Is this a girl thing? In some cases, yes, I think it is.  Whether it’s oestrogen, culture, or a blend of both, women entrepreneurs may get stuck in a caregiver role. This is hardly surprising. Worldwide, we see that women in business, especially a tiny business in a struggling economy, especially in the developing world, tend of emphasise the nurturing and care for others. They usually put the money toward the education of their children and other immediate needs. They are not speculators, and they tend to want to put the money into concrete assets where it will yield immediate ROI. This practicality, which we recognise as primarily being as asset, may also be a limitation.

Are men more selfish? Again, a loaded question. Based upon men’s treatment of microloans, the answer seems to be yes. For instance, women repay their microloans more faithfully than their male counterparts—because women are always worrying about other people, including their creditors.

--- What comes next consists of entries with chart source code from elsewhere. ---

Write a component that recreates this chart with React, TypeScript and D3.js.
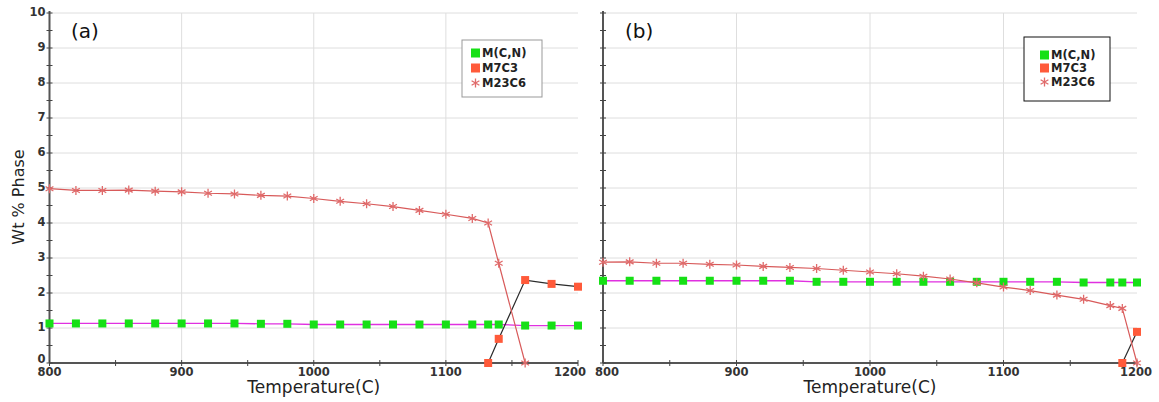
import React from 'react';
import * as d3 from 'd3';

// ---------- DATA ----------
const tempA_MCN = [800, 820, 840, 860, 880, 900, 920, 940, 960, 980, 1000, 1020, 1040, 1060, 1080, 1100, 1120, 1132, 1140, 1160, 1180, 1200];
const valA_MCN = [1.13, 1.13, 1.13, 1.13, 1.13, 1.13, 1.13, 1.13, 1.12, 1.12, 1.1, 1.1, 1.1, 1.1, 1.1, 1.1, 1.1, 1.1, 1.1, 1.07, 1.07, 1.07];
const tempA_M7C3 = [1132, 1140, 1160, 1180, 1200];
const valA_M7C3 = [0, 0.69, 2.37, 2.26, 2.18];
const tempA_M23C6 = [800, 820, 840, 860, 880, 900, 920, 940, 960, 980, 1000, 1020, 1040, 1060, 1080, 1100, 1120, 1132, 1140, 1160];
const valA_M23C6 = [4.98, 4.93, 4.93, 4.94, 4.91, 4.89, 4.85, 4.83, 4.79, 4.77, 4.7, 4.62, 4.55, 4.47, 4.36, 4.25, 4.13, 4.0, 2.85, 0];

const tempB_MCN = [800, 820, 840, 860, 880, 900, 920, 940, 960, 980, 1000, 1020, 1040, 1060, 1080, 1100, 1120, 1140, 1160, 1180, 1189, 1200];
const valB_MCN = [2.35, 2.35, 2.35, 2.35, 2.35, 2.35, 2.35, 2.35, 2.32, 2.32, 2.32, 2.32, 2.32, 2.32, 2.32, 2.32, 2.32, 2.32, 2.3, 2.3, 2.3, 2.3];
const tempB_M7C3 = [1189, 1200];
const valB_M7C3 = [0, 0.89];
const tempB_M23C6 = [800, 820, 840, 860, 880, 900, 920, 940, 960, 980, 1000, 1020, 1040, 1060, 1080, 1100, 1120, 1140, 1160, 1180, 1189, 1200];
const valB_M23C6 = [2.88, 2.89, 2.85, 2.85, 2.82, 2.8, 2.76, 2.73, 2.7, 2.65, 2.6, 2.55, 2.48, 2.4, 2.29, 2.17, 2.07, 1.94, 1.82, 1.64, 1.56, 0];

const xTicks = [800, 900, 1000, 1100, 1200];
const xMinor = [850, 950, 1050, 1150];
const yTicks = [0, 1, 2, 3, 4, 5, 6, 7, 8, 9, 10];
const seriesNames = ['M(C,N)', 'M7C3', 'M23C6'];

const C_GREEN = '#16e016';
const C_MAG = '#e030e0';
const C_ORANGE = '#ff5a3a';
const C_DARK = '#2a2a2a';
const C_RED_LINE = '#d85a5a';
const C_STAR = '#e06a6a';

const Y0 = 363;
const Y1 = 13;

type Pt = [number, number];
const zip = (t: number[], v: number[]): Pt[] => t.map((d, i) => [d, v[i]]);

function Star({ cx, cy, r, color }: { cx: number; cy: number; r: number; color: string }) {
  const arms = [90, 30, -30].map((a) => {
    const rad = (a * Math.PI) / 180;
    const dx = Math.cos(rad) * r;
    const dy = Math.sin(rad) * r;
    return `M${cx - dx},${cy - dy}L${cx + dx},${cy + dy}`;
  });
  return <path d={arms.join('')} stroke={color} strokeWidth={1.3} fill="none" />;
}

function Panel({
  x0, x1, label, labelX, showYLabels, mcn, m7, m23, legend, firstShift, lastShift,
}: {
  x0: number; x1: number; label: string; labelX: number; showYLabels: boolean;
  mcn: Pt[]; m7: Pt[]; m23: Pt[]; firstShift: number; lastShift: number;
  legend: { x: number; y: number; w: number; h: number; border: string; rows: number[]; sx: number };
}) {
  const x = d3.scaleLinear().domain([800, 1200]).range([x0, x1]);
  const y = d3.scaleLinear().domain([0, 10]).range([Y0, Y1]);
  const line = d3.line<Pt>().x((d) => x(d[0])).y((d) => y(d[1]));
  const yMinor = d3.range(0, 10.01, 0.5);
  const axisCol = '#555';
  return (
    <g>
      {yTicks.filter((t) => t > 0).map((t) => (
        <line key={'gy' + t} x1={x0} x2={x1} y1={y(t)} y2={y(t)} stroke="#dedede" strokeWidth={1} />
      ))}
      {xTicks.filter((t) => t > 800 && t < 1200).map((t) => (
        <line key={'gx' + t} x1={x(t)} x2={x(t)} y1={Y0} y2={Y1} stroke="#dedede" strokeWidth={1} />
      ))}
      <line x1={x0} x2={x0} y1={Y1 - 2} y2={Y0} stroke={axisCol} strokeWidth={2} />
      <line x1={x0} x2={x1} y1={Y0} y2={Y0} stroke={axisCol} strokeWidth={2} />
      {yMinor.map((t) => (
        <line key={'ty' + t} x1={x0 - 3} x2={x0 + 3} y1={y(t)} y2={y(t)} stroke="#444" strokeWidth={1} />
      ))}
      {[...xTicks, ...xMinor].map((t) => (
        <line key={'tx' + t} x1={x(t)} x2={x(t)} y1={Y0 - 3} y2={Y0 + 3} stroke="#444" strokeWidth={1} />
      ))}
      {xTicks.map((t, i) => (
        <text
          key={'lx' + t}
          x={x(t) + (i === 0 ? firstShift : i === xTicks.length - 1 ? lastShift : 0)}
          y={376}
          textAnchor="middle"
          fontFamily="DejaVu Sans"
          fontWeight="bold"
          fontSize={11.5}
          fill="#333"
        >
          {t}
        </text>
      ))}
      {showYLabels && yTicks.map((t) => (
        <text key={'ly' + t} x={x0 - 4} y={y(t) - (t === 0 ? 4 : 1)} textAnchor="end" dominantBaseline="middle" fontFamily="DejaVu Sans" fontWeight="bold" fontSize={11.5} fill="#333">
          {t}
        </text>
      ))}
      <text x={(x0 + x1) / 2} y={393} textAnchor="middle" fontFamily="DejaVu Sans" fontSize={17} fill="#222">
        Temperature(C)
      </text>
      <text x={labelX} y={38} fontFamily="DejaVu Sans" fontSize={20} fill="#111">{label}</text>

      <path d={line(mcn) || ''} stroke={C_MAG} strokeWidth={1.3} fill="none" />
      {mcn.map((d, i) => (
        <rect key={'g' + i} x={x(d[0]) - 4} y={y(d[1]) - 4} width={8} height={8} fill={C_GREEN} />
      ))}
      <path d={line(m7) || ''} stroke={C_DARK} strokeWidth={1.2} fill="none" />
      {m7.map((d, i) => (
        <rect key={'o' + i} x={x(d[0]) - 4} y={y(d[1]) - 4} width={8} height={8} fill={C_ORANGE} />
      ))}
      <path d={line(m23) || ''} stroke={C_RED_LINE} strokeWidth={1.2} fill="none" />
      {m23.map((d, i) => (
        <Star key={'s' + i} cx={x(d[0])} cy={y(d[1])} r={4.5} color={C_STAR} />
      ))}

      <rect x={legend.x} y={legend.y} width={legend.w} height={legend.h} fill="#fff" stroke={legend.border} strokeWidth={1} />
      {seriesNames.map((n, i) => {
        const cy = legend.rows[i];
        return (
          <g key={n}>
            {i < 2 ? (
              <rect x={legend.sx} y={cy - 4.5} width={9} height={9} fill={i === 0 ? C_GREEN : C_ORANGE} />
            ) : (
              <Star cx={legend.sx + 4.5} cy={cy} r={4.5} color={C_STAR} />
            )}
            <text x={legend.sx + 11} y={cy} dominantBaseline="middle" fontFamily="DejaVu Sans" fontWeight="bold" fontSize={11.5} fill="#222">
              {n}
            </text>
          </g>
        );
      })}
    </g>
  );
}

export default function App() {
  return (
    <svg width={1159} height={402} style={{ position: 'absolute', left: 0, top: 0, background: '#fff' }}>
      <rect x={0} y={0} width={1159} height={402} fill="#fff" />
      <text
        transform="translate(24,197) rotate(-90)"
        textAnchor="middle"
        fontFamily="DejaVu Sans"
        fontSize={16}
        fill="#222"
      >
        Wt % Phase
      </text>
      <Panel
        x0={49.5}
        x1={578}
        label="(a)"
        labelX={71}
        showYLabels={true}
        firstShift={0}
        lastShift={-8}
        mcn={zip(tempA_MCN, valA_MCN)}
        m7={zip(tempA_M7C3, valA_M7C3)}
        m23={zip(tempA_M23C6, valA_M23C6)}
        legend={{ x: 462, y: 40, w: 80, h: 57, border: '#999', rows: [53, 68, 83], sx: 471 }}
      />
      <Panel
        x0={603}
        x1={1137}
        label="(b)"
        labelX={625}
        showYLabels={false}
        firstShift={4}
        lastShift={-1}
        mcn={zip(tempB_MCN, valB_MCN)}
        m7={zip(tempB_M7C3, valB_M7C3)}
        m23={zip(tempB_M23C6, valB_M23C6)}
        legend={{ x: 1024, y: 37, w: 86, h: 64, border: '#111', rows: [55, 68, 82], sx: 1040 }}
      />
    </svg>
  );
}
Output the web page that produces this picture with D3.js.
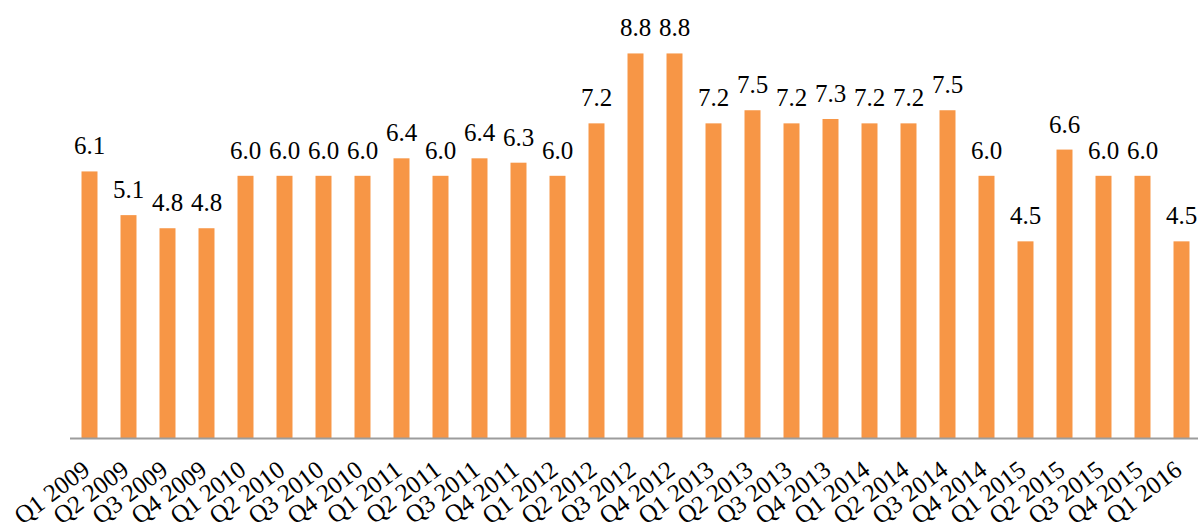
<!DOCTYPE html>
<html>
<head>
<meta charset="utf-8">
<script src="https://cdn.jsdelivr.net/npm/d3@7"></script>
<style>
  body { margin: 0; background: #fff; }
  svg { display: block; }
  text { font-family: "Liberation Serif", "Times New Roman", serif; fill: #000; }
</style>
</head>
<body>
<div id="chart"></div>
<script>
// quarters shown on the x axis
const quarters = ["Q1 2009", "Q2 2009", "Q3 2009", "Q4 2009",
                  "Q1 2010", "Q2 2010", "Q3 2010", "Q4 2010",
                  "Q1 2011", "Q2 2011", "Q3 2011", "Q4 2011",
                  "Q1 2012", "Q2 2012", "Q3 2012", "Q4 2012",
                  "Q1 2013", "Q2 2013", "Q3 2013", "Q4 2013",
                  "Q1 2014", "Q2 2014", "Q3 2014", "Q4 2014",
                  "Q1 2015", "Q2 2015", "Q3 2015", "Q4 2015",
                  "Q1 2016"];
// value for each quarter
const values = [6.1, 5.1, 4.8, 4.8,
                6.0, 6.0, 6.0, 6.0,
                6.4, 6.0, 6.4, 6.3,
                6.0, 7.2, 8.8, 8.8,
                7.2, 7.5, 7.2, 7.3,
                7.2, 7.2, 7.5, 6.0,
                4.5, 6.6, 6.0, 6.0,
                4.5];
const yDomain = [0, 10];

const width = 1198, height = 529;
const baseY = 438;

const data = quarters.map(function(q, i) { return { q: q, v: values[i] }; });

const svg = d3.select("#chart")
  .append("svg")
  .attr("width", width)
  .attr("height", height);

const x = d3.scaleBand()
  .domain(quarters)
  .range([70, 70 + 39 * quarters.length])
  .paddingInner(0.59)
  .paddingOuter(0.295);

const y = d3.scaleLinear()
  .domain(yDomain)
  .range([baseY, 1]);

// bars
svg.selectAll("rect.bar")
  .data(data)
  .enter().append("rect")
  .attr("class", "bar")
  .attr("x", function(d) { return x(d.q); })
  .attr("y", function(d) { return y(d.v); })
  .attr("width", x.bandwidth())
  .attr("height", function(d) { return baseY - y(d.v); })
  .attr("fill", "#F79646");

// value labels
svg.selectAll("text.val")
  .data(data)
  .enter().append("text")
  .attr("class", "val")
  .attr("x", function(d) { return x(d.q) + x.bandwidth() / 2; })
  .attr("y", function(d) { return y(d.v) - 17; })
  .attr("text-anchor", "middle")
  .attr("font-size", 25)
  .text(function(d) { return d.v.toFixed(1); });

// x axis
const xAxis = d3.axisBottom(x).tickSize(0).tickPadding(0);
const gx = svg.append("g")
  .attr("transform", "translate(0," + baseY + ")")
  .call(xAxis);
gx.select(".domain")
  .attr("d", "M70,0.5H" + width)
  .attr("stroke", "#9c9c9c")
  .attr("stroke-width", 2);
gx.selectAll(".tick text")
  .attr("font-size", 25)
  .attr("fill", "#000")
  .attr("text-anchor", "end")
  .attr("dy", null)
  .attr("y", null)
  .attr("transform", "translate(2,35) rotate(-37)");
</script>
</body>
</html>
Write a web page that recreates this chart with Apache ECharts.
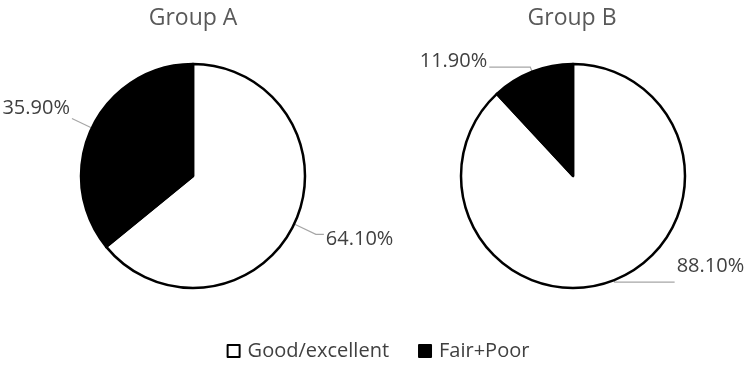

This means that they are putting less energy into the next big venture.

But here’s the downside: while globally women are initiating new businesses at twice the rate of their guy counterparts, women often aren’t able to take it to the next level. Their small businesses tend to stay small. Why?

Speaking for myself, the reason that Dermalogica was able to take flight is because I let go. It wasn’t easy. There are days when, even 25 years later, it still isn’t easy—I get hung up in the nits and grits of the day-to-day business.

But let me tell you, sisters (and brothers): letting go is the only way to go big. It doesn’t mean that you no longer care. It does require, however, that you hire really excellent people to run the ship while you’re up in the crow’s nest above the galley, spying for new lands to conquer.

Here’s a really specific point, too, from Bill Clinton himself. When he was interviewed by Jon Stewart just before CGI, President Clinton talked about the need for new businesses to build ecological and environmental safeguards and policies into their strategies “from the git-go”, as he likes to say. His visionary approach is more economical, and more effective than trying to fix things later down the line.

If you’re a woman entrepreneur, your challenge has to go beyond solving today’s problems if you want to make your business grow, thrive and bloom. This means being able to not only imagine, but also map out and plan a finite business strategy beyond paying next month’s rent—thinking big as well as dreaming big.